By Harold Kim, Chief Operating Officer, U.S. Chamber Institute for Legal Reform
Tennessee lived up to its ‘America at its Best’ slogan this week by enacting the nation’s first law to curb deceptive trial lawyer ads targeting prescription drugs and medical devices. As anyone who watches TV or goes online likely knows, plaintiffs’ lawyers aggressively market such ads to scare consumers—many times senior citizens—into filing lawsuits. Trial lawyers spent almost $1 billion on advertising in 2017, and seem to be keeping the pedal to the metal.
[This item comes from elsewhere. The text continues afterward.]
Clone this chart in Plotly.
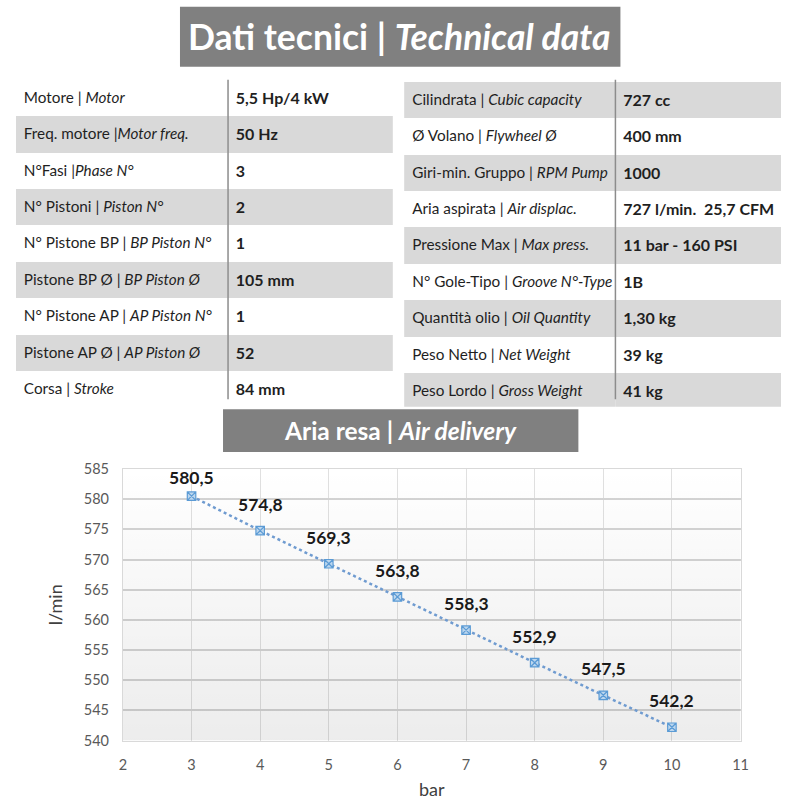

The ads often use warning signs and graphic video of ambulances while “medical alert” or “recall warning” flash on the screen—sometimes even alongside the logos of government agencies. Tennessee’s new law (HB 352/SB 352) prohibits ads that display the logo of a government agency, use the word “recall” if a product hasn’t been recalled, or fail to disclose they are paid ads for legal services.
Unfortunately, these ads can scare people out of taking their medicines, and the results can be tragic. Our research found that almost three-in-ten consumers currently taking prescription medications either would probably or definitely stop taking their prescriptions after seeing a lawsuit ad about the drug they take. The Food and Drug Administration found that, through 2016, 61 people had stopped taking anti-coagulant medication after seeing these ads, and sadly, six passed away.
Other states ought to follow Tennessee’s lead in saying enough is enough to deceptive trial lawyer ads. Such laws would not only prevent trial lawyers from preying on vulnerable citizens, but they may also actually save lives. We applaud Gov. Bill Lee and the bipartisan action of the Tennessee legislature for seeing this first-of-its-kind law through to completion.